▶ **Exercise goal**
Begin with the first line below and retype each line exactly through the line containing "y_ticks = [0, 100, 200, 300, 400, 500, 600]". Any pictures are to be left out.
************
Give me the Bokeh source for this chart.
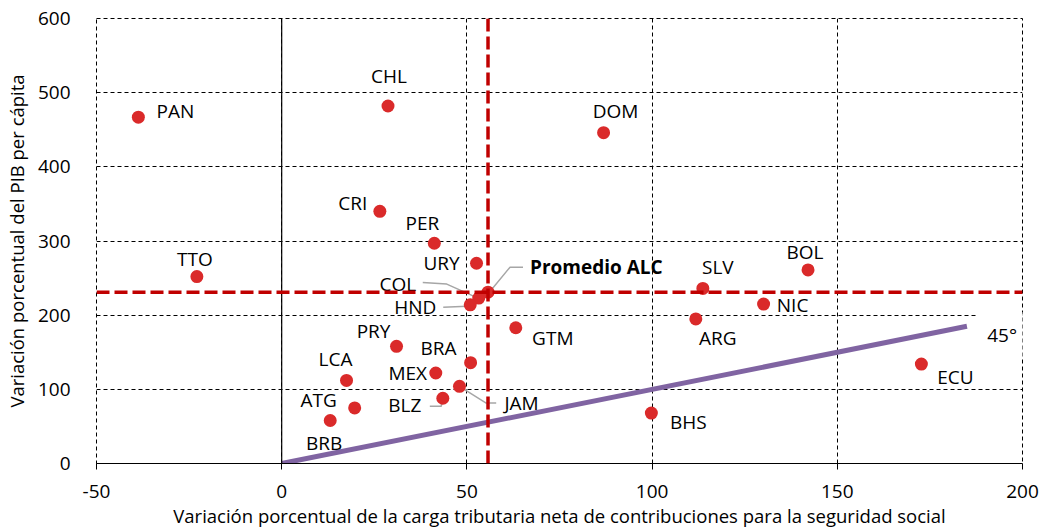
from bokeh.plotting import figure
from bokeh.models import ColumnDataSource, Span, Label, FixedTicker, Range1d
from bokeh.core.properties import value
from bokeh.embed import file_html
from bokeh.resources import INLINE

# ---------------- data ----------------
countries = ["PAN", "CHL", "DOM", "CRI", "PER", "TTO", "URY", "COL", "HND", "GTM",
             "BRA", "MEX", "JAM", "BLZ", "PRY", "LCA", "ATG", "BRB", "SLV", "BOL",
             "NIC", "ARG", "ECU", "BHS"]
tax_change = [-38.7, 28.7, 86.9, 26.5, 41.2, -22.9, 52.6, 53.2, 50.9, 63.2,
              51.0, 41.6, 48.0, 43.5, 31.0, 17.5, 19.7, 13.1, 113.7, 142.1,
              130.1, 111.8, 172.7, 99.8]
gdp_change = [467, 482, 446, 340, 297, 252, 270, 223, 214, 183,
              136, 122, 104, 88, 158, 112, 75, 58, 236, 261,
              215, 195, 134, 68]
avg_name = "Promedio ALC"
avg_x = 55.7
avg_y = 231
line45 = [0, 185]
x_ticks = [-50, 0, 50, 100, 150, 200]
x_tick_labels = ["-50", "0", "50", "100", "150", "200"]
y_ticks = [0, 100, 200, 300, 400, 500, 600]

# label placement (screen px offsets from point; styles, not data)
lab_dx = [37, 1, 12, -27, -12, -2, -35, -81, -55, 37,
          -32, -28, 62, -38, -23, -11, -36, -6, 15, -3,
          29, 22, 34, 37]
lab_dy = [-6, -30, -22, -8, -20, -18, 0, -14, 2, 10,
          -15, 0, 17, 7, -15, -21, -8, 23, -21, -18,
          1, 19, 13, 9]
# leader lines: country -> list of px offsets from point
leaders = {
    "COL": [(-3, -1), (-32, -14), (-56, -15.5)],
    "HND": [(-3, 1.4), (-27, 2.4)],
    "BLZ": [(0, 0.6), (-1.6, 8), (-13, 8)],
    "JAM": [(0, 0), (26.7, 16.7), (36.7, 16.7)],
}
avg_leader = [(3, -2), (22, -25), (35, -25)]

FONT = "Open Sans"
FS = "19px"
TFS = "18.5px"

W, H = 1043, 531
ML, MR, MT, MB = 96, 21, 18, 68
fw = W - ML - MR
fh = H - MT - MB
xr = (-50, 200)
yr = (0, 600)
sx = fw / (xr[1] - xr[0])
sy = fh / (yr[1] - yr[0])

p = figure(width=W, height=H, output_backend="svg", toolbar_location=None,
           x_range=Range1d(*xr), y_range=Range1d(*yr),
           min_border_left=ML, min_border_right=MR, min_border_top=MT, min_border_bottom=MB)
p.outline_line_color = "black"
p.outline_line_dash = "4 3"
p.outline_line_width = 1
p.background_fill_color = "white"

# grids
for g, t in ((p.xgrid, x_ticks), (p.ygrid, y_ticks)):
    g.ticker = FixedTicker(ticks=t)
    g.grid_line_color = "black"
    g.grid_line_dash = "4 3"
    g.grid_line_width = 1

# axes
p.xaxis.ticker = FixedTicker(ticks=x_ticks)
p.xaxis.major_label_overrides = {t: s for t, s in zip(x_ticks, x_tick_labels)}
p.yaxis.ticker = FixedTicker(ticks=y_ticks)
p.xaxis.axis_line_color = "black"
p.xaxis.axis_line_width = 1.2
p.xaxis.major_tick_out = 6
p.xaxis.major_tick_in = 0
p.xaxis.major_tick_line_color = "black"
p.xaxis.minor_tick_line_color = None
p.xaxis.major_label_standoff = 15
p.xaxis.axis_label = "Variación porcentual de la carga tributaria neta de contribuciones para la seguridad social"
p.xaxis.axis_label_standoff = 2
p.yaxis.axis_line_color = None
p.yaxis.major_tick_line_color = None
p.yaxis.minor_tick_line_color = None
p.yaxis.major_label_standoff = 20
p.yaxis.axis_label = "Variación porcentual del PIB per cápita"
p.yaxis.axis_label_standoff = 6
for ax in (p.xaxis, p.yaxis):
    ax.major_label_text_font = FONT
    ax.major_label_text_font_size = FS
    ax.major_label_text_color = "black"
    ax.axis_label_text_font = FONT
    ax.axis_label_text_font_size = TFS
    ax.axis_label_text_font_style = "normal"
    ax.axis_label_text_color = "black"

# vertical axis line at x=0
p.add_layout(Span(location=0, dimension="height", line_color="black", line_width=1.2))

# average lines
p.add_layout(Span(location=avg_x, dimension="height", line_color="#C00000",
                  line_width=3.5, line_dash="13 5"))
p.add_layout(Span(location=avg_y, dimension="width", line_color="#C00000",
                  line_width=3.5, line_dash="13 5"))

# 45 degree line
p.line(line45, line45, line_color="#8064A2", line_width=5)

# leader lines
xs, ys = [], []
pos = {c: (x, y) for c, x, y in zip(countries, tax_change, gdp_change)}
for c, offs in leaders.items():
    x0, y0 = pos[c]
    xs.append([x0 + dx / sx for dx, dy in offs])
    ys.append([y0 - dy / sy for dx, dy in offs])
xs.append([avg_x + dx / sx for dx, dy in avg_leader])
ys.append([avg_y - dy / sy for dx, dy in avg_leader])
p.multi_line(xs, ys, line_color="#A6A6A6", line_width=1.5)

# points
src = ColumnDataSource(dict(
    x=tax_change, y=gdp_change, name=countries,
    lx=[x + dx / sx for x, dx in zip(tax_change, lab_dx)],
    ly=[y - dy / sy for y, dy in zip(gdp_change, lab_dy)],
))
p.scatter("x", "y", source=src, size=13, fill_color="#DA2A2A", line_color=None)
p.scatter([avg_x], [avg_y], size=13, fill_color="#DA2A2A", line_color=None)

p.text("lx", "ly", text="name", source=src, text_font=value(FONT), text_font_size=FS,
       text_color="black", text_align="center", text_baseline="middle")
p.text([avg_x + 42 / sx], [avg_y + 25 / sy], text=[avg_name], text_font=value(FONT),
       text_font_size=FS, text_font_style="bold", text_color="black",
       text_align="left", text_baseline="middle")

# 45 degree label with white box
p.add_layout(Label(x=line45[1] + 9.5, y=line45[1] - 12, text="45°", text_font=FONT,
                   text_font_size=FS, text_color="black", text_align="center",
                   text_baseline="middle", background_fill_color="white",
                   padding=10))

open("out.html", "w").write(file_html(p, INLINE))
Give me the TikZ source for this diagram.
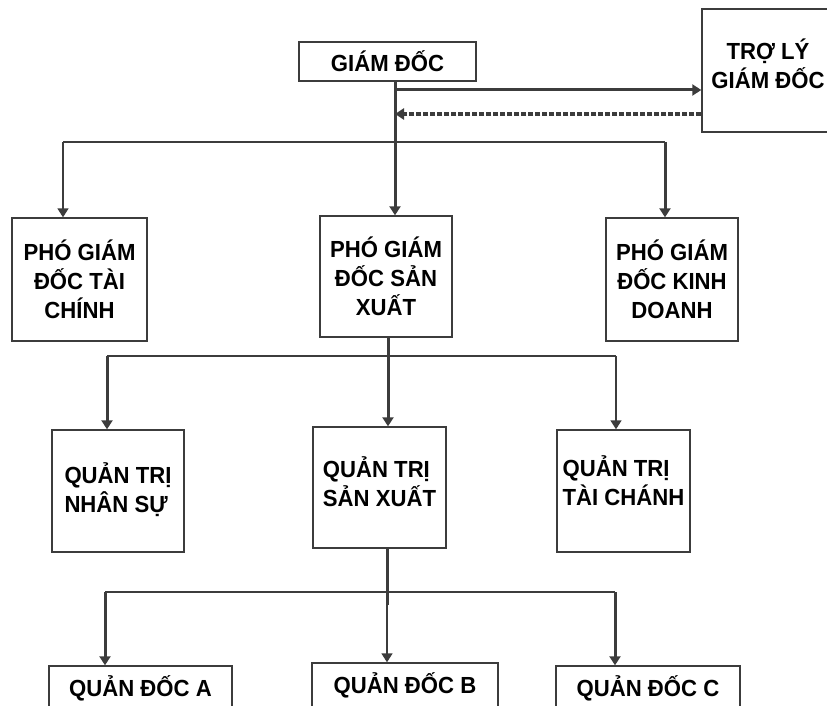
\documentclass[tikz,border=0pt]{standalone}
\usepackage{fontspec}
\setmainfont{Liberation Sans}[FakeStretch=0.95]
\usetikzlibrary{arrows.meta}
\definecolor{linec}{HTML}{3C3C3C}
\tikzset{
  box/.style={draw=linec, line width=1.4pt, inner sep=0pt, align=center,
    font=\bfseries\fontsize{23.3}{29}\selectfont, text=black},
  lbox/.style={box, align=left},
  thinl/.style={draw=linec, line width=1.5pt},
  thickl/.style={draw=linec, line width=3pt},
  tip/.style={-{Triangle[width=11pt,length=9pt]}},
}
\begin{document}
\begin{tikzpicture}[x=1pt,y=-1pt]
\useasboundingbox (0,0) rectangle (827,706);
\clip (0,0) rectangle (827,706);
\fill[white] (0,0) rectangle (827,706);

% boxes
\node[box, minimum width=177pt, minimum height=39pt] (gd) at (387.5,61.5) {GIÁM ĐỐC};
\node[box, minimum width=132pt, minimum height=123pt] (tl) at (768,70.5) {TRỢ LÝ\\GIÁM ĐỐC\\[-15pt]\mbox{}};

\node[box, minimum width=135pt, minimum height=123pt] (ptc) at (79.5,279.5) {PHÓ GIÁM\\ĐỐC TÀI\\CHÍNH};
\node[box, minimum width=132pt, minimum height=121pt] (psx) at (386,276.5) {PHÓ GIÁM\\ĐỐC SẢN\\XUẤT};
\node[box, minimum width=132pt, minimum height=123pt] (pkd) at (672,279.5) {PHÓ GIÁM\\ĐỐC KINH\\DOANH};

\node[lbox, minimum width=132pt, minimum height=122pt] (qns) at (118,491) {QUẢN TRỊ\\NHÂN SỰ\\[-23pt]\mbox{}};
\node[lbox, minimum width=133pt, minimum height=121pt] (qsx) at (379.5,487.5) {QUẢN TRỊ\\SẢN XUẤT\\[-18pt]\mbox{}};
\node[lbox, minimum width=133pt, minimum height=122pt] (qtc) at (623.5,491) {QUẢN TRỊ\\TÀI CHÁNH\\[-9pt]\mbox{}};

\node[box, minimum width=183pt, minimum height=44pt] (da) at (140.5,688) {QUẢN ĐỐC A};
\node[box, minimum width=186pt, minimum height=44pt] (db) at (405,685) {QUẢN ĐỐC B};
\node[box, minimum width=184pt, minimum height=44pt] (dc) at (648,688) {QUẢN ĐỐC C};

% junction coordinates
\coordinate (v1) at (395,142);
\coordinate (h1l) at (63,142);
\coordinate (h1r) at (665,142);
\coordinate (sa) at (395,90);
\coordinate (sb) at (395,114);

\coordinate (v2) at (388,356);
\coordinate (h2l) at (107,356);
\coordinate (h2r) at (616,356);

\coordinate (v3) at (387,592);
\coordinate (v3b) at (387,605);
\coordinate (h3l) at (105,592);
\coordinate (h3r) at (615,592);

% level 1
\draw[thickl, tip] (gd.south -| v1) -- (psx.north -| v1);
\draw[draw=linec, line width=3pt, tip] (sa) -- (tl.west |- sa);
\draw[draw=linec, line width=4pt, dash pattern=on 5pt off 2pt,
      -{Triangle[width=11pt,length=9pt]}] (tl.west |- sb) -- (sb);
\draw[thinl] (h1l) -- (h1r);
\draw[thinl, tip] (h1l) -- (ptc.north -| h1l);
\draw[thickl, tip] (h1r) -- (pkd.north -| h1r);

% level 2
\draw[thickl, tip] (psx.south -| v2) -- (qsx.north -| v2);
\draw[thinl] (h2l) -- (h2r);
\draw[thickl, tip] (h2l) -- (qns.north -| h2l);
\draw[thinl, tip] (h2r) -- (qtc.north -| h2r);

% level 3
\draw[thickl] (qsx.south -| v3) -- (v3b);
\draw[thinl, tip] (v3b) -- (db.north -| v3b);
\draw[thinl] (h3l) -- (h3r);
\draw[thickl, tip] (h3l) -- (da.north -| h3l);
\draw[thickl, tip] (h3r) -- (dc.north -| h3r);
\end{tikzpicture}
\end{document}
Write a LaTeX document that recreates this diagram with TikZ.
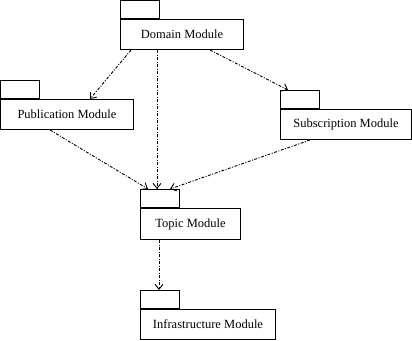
************
▶ **Result of this task**
Give me the Bokeh source for this chart.
from bokeh.plotting import figure
from bokeh.models import ColumnDataSource, Span, Label, FixedTicker, Range1d
from bokeh.core.properties import value
from bokeh.embed import file_html
from bokeh.resources import INLINE

# ---------------- data ----------------
countries = ["PAN", "CHL", "DOM", "CRI", "PER", "TTO", "URY", "COL", "HND", "GTM",
             "BRA", "MEX", "JAM", "BLZ", "PRY", "LCA", "ATG", "BRB", "SLV", "BOL",
             "NIC", "ARG", "ECU", "BHS"]
tax_change = [-38.7, 28.7, 86.9, 26.5, 41.2, -22.9, 52.6, 53.2, 50.9, 63.2,
              51.0, 41.6, 48.0, 43.5, 31.0, 17.5, 19.7, 13.1, 113.7, 142.1,
              130.1, 111.8, 172.7, 99.8]
gdp_change = [467, 482, 446, 340, 297, 252, 270, 223, 214, 183,
              136, 122, 104, 88, 158, 112, 75, 58, 236, 261,
              215, 195, 134, 68]
avg_name = "Promedio ALC"
avg_x = 55.7
avg_y = 231
line45 = [0, 185]
x_ticks = [-50, 0, 50, 100, 150, 200]
x_tick_labels = ["-50", "0", "50", "100", "150", "200"]
y_ticks = [0, 100, 200, 300, 400, 500, 600]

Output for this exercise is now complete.